日本蚕糸業を支えた桑「一ノ瀬」の良さを実感!
←蔟(まぶし)から繭をもぎとるリアル富子さん
H27春蚕(はるご)の春嶺鐘月(しゅんれいしょうげつ)の収繭(しゅうけん)は6月30日にしましたが、例年より良い繭がたくさんできているように思います!
与えた桑の質が良かったからでしょう。やっぱり繭にちがいが出ますねぇ。
今年の春蚕期は、4月に急逝された養蚕家・中込さんの手入れしていた桑をいただくことができました。
←ちょうど取材に来ていた地域情報誌「かわせみ」のS記者も繭掻きを手伝ってくれました。
←H27春蚕(春嶺鐘月)の成果
日本で栽培されていた桑には、1000種以上の品種があるそうですが、
中込さんの桑園には「一ノ瀬」という桑
が植えられています。
「一ノ瀬」は山梨県発祥の桑品種で、大正5年の桑園品評会に、現市川三郷町の一瀬益吉が「一瀬クワ」と種名をつけ、出品しました。
一瀬益吉さんは、中巨摩郡忍村(現中央市田富地区)の桑苗業者から明治31年ごろに購入した鼠返(ねずみがえし)種の苗木1000本の中に、突然変異種と思われる2株を明治34年に発見します。 そして、これを増殖させたものが、現在、全国的に「一ノ瀬」と呼ばれている品種なのだそうです。
葉肉が厚い上に収穫量がきわめて多い「一ノ瀬」は、その後、奨励品種となり、全国に普及しました。

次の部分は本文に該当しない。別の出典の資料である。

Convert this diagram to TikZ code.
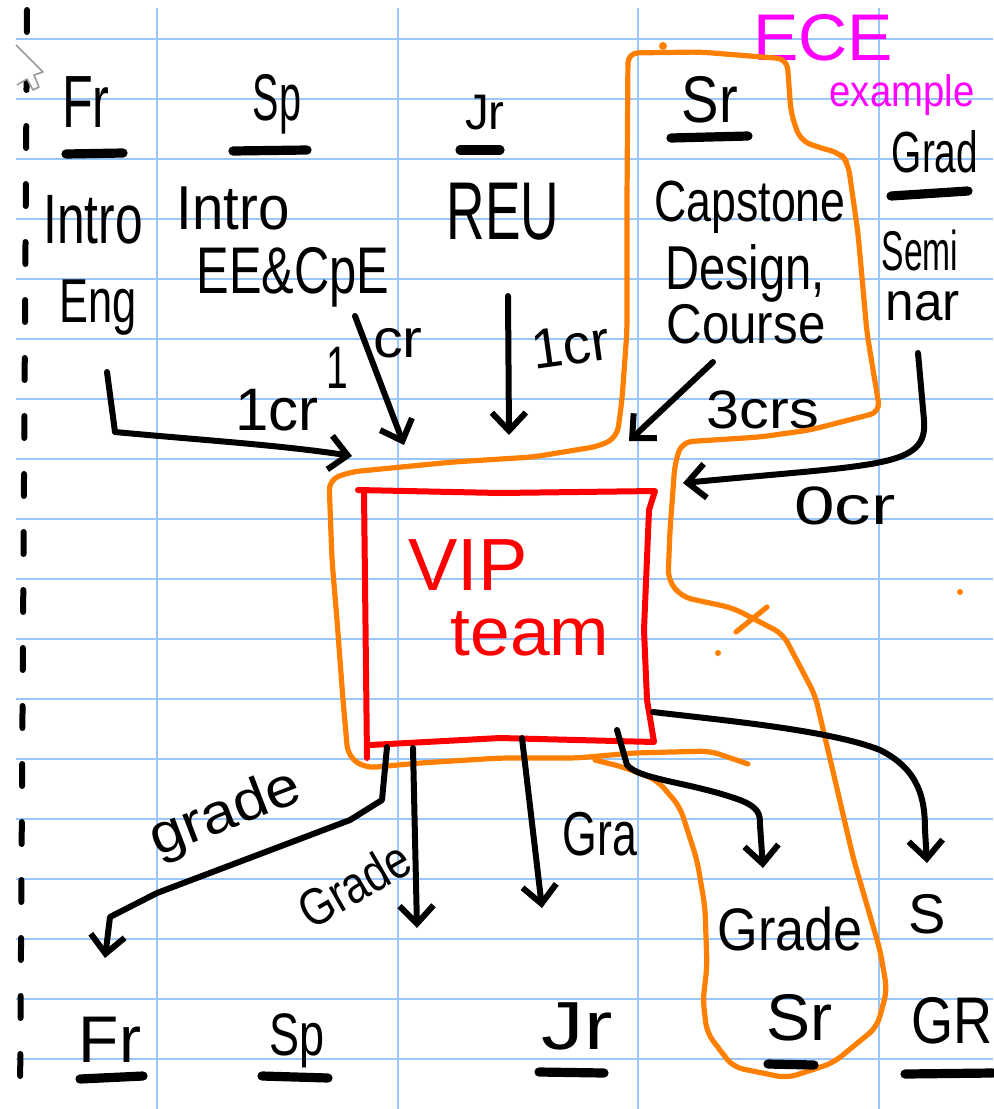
\documentclass[tikz,border=0pt]{standalone}
\usepackage{fontspec}
\usepackage{graphicx}
\setmainfont{Liberation Sans}
\usetikzlibrary{arrows.meta}
\definecolor{gridblue}{RGB}{155,198,250}
\definecolor{orng}{RGB}{255,128,0}
\definecolor{mag}{RGB}{255,0,255}
\definecolor{vred}{RGB}{255,0,0}
\newcommand\hx[2]{\scalebox{#1}[1]{#2}}
\begin{document}
\begin{tikzpicture}[x=0.5pt,y=-0.5pt,
  hand/.style={font=\fontsize{#1}{#1}\selectfont, inner sep=0pt, anchor=base},
  handc/.style={font=\fontsize{#1}{#1}\selectfont, inner sep=0pt, anchor=center},
  gridline/.style={draw=gridblue, line width=1.2pt},
  uline/.style={draw=black, line width=4.6pt, line cap=round},
  conn/.style={draw=black, line width=3pt, line cap=round, line join=round,
    -{Straight Barb[length=9pt,width=17pt]}},
  orngline/.style={draw=orng, line width=2.6pt, line cap=round, line join=round, rounded corners=5pt},
  redline/.style={draw=vred, line width=3pt, line cap=round, line join=round}]
\useasboundingbox (0,0) rectangle (993,1109);
\fill[white] (0,0) rectangle (993,1109);
% grid
\foreach \k in {0,...,17} {\draw[gridline] (16,39+60*\k) -- (993,39+60*\k);}
\foreach \gx in {157,398,638,879} {\draw[gridline] (\gx,8) -- (\gx,1109);}
% left dashed margin
\draw[black, line width=3pt, line cap=round, dash pattern=on 11pt off 18pt] (27,10) -- (20,1105);
% cursor
\draw[gray!80, line width=0.8pt, fill=white, line join=round]
  (16,45) -- (43,72) -- (34,75) -- (39,87) -- (33,90) -- (27,79) -- (17,85);
% headers top
\node[hand=37] (frT) at (86,127) {\hx{0.68}{Fr}};
\node[hand=33] (spT) at (277,120) {\hx{0.6}{Sp}};
\node[hand=25] (jrT) at (485,129) {\hx{0.95}{Jr}};
\node[hand=33] (srT) at (710,122) {\hx{0.85}{Sr}};
\node[hand=29] (grT) at (935,172) {\hx{0.67}{Grad}};
\node[hand=33, text=mag] (ece) at (823,60) {\hx{1.03}{ECE}};
\node[hand=22, text=mag] (exm) at (902,106) {\hx{0.87}{example}};
\draw[uline] (66,154) -- (123,153);
\draw[uline] (233,151) -- (307,150);
\draw[uline] (460,150) -- (500,150);
\draw[uline] (671,138) -- (748,136);
\draw[uline] (891,196) -- (968,191);
% course texts
\node[hand=35] (intro1) at (93,243) {\hx{0.71}{Intro}};
\node[hand=31] (eng) at (98,322) {\hx{0.7}{Eng}};
\node[hand=31] (intro2) at (233,229) {\hx{0.91}{Intro}};
\node[hand=33] (eecpe) at (293,293) {\hx{0.74}{EE\&CpE}};
\node[hand=41] (reu) at (503,239) {\hx{0.65}{REU}};
\node[hand=29] (cap1) at (750,221) {\hx{0.77}{Capstone}};
\node[hand=31] (cap2) at (745,289) {\hx{0.76}{Design,}};
\node[hand=28] (cap3) at (746,343) {\hx{0.88}{Course}};
\node[hand=28] (sem1) at (920,270) {\hx{0.6}{Semi}};
\node[hand=27] (sem2) at (923,320) {\hx{0.95}{nar}};
% credit labels
\node[hand=30] (l1) at (277,430) {1cr};
\node[hand=30] (l2a) at (337,388) {\hx{0.65}{1}};
\node[hand=27] (l2b) at (398,357) {\hx{1.1}{cr}};
\node[hand=28, rotate=8] (l3) at (573,364) {\hx{1.0}{1cr}};
\node[hand=27] (l4) at (763,428) {\hx{1.1}{3crs}};
\node[hand=27] (l5) at (845,524) {\hx{1.35}{0cr}};
% orange outline
\draw[orngline] (748,764) -- (710,751) -- (633,753) -- (577,758) -- (500,758) -- (420,763) -- (365,768)
  -- (348,756) -- (343,700) -- (337,620) -- (332,560) -- (329,480) -- (350,472) -- (453,462)
  -- (533,457) -- (600,446) -- (617,437) -- (622,400) -- (627,330) -- (627,200) -- (628,53)
  -- (700,52) -- (787,59) -- (791,113) -- (800,140) -- (817,147) -- (840,153) -- (848,163)
  -- (858,233) -- (867,333) -- (880,412) -- (810,430) -- (760,437) -- (682,442) -- (675,463)
  -- (670,530) -- (668,580) -- (682,597) -- (733,608) -- (783,634) -- (815,695) -- (835,780)
  -- (853,857) -- (880,950) -- (887,990) -- (877,1027) -- (833,1063) -- (787,1078) -- (733,1067)
  -- (707,1033) -- (703,1000) -- (707,967) -- (705,907) -- (697,860) -- (680,807) -- (657,780)
  -- (623,767) -- (595,760);
\draw[orng, line width=2.6pt, line cap=round] (736,632) -- (767,607);
\fill[orng] (663,46) circle (4);
\fill[orng] (718,653) circle (3);
\fill[orng] (960,592) circle (3);
% VIP box
\draw[redline] (367,758) -- (364,492);
\draw[redline] (358,490) -- (500,493) -- (655,491) -- (649,510) -- (644,630) -- (647,700) -- (654,742) -- (500,738) -- (370,745);
\node[hand=37, text=vred] (vip) at (468,590) {VIP};
\node[hand=34, text=vred] (team) at (530,655) {\hx{1.05}{team}};
% arrow coordinates
\coordinate (a1s) at (107,372); \coordinate (a1c) at (115,432); \coordinate (a1e) at (352,456);
\coordinate (a2s) at (355,316); \coordinate (a2e) at (404,445);
\coordinate (a3s) at (508,296); \coordinate (a3e) at (509,435);
\coordinate (a4s) at (713,362); \coordinate (a4e) at (629,441);
\coordinate (a5s) at (918,353); \coordinate (a5e) at (683,483);
\draw[conn] (a1s) -- (a1c) .. controls (200,440) and (280,445) .. (a1e);
\draw[conn] (a2s) -- (a2e);
\draw[conn] (a3s) -- (a3e);
\draw[conn] (a4s) -- (a4e);
\draw[conn] (a5s) -- (924,420) .. controls (928,468) and (880,464) .. (a5e);
% bottom arrows
\coordinate (b1s) at (387,747); \coordinate (b1e) at (105,958);
\coordinate (b2s) at (413,748); \coordinate (b2e) at (417,928);
\coordinate (b3s) at (522,738); \coordinate (b3e) at (542,908);
\coordinate (b4s) at (617,730); \coordinate (b4e) at (763,868);
\coordinate (b5s) at (653,712); \coordinate (b5e) at (927,863);
\draw[conn] (b1s) -- (382,800) -- (350,820) -- (157,893) -- (110,917) -- (b1e);
\draw[conn] (b2s) -- (b2e);
\draw[conn] (b3s) -- (b3e);
\draw[conn] (b4s) -- (627,765) .. controls (640,780) and (690,782) .. (740,800)
  .. controls (760,808) and (760,815) .. (760,825) -- (b4e);
\draw[conn] (b5s) .. controls (720,720) and (830,730) .. (880,750)
  .. controls (920,770) and (925,800) .. (925,830) -- (b5e);
% grade labels
\node[handc=28, rotate=21] (g1) at (226,815) {\hx{1.1}{grade}};
\node[handc=26, rotate=30] (g2) at (354,884) {\hx{0.83}{Grade}};
\node[hand=31] (g3) at (600,855) {\hx{0.72}{Gra}};
\node[hand=30] (g4) at (790,950) {\hx{0.87}{Grade}};
\node[hand=28] (g5) at (927,933) {S};
% bottom headers
\node[hand=33] (frB) at (110,1062) {Fr};
\node[hand=30] (spB) at (297,1055) {\hx{0.75}{Sp}};
\node[hand=34] (jrB) at (577,1049) {\hx{1.25}{Jr}};
\node[hand=33] (srB) at (799,1040) {Sr};
\node[hand=33] (grB) at (952,1043) {\hx{0.82}{GR}};
\draw[uline] (80,1079) -- (143,1076);
\draw[uline] (262,1076) -- (328,1078);
\draw[uline] (539,1072) -- (604,1073);
\draw[uline] (768,1064) -- (814,1065);
\draw[uline] (905,1074) -- (993,1073);
\end{tikzpicture}
\end{document}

文献にも『昭和29年に栽培面積が桑中一位になってから、ずっと不動の一位である。日本全国の地域で適応性が高く、その優秀性が抜群であったため(蚕糸技術第158号「桑品種とその変遷」市橋隆壽 1999年)』と書かれています。
「豊富地区で養われたカイコには、すべて『一ノ瀬』を食わせていた。葉っぱが厚くて柔らかい一ノ瀬は、美味しいらしくて、かいこがよく食っていい繭をつくるだ。」と中込さんから聞いたことがあります。
高品質な繭の生産には優れた桑品種とその栽培技術も必要なことが、今回の飼育でよく解りました。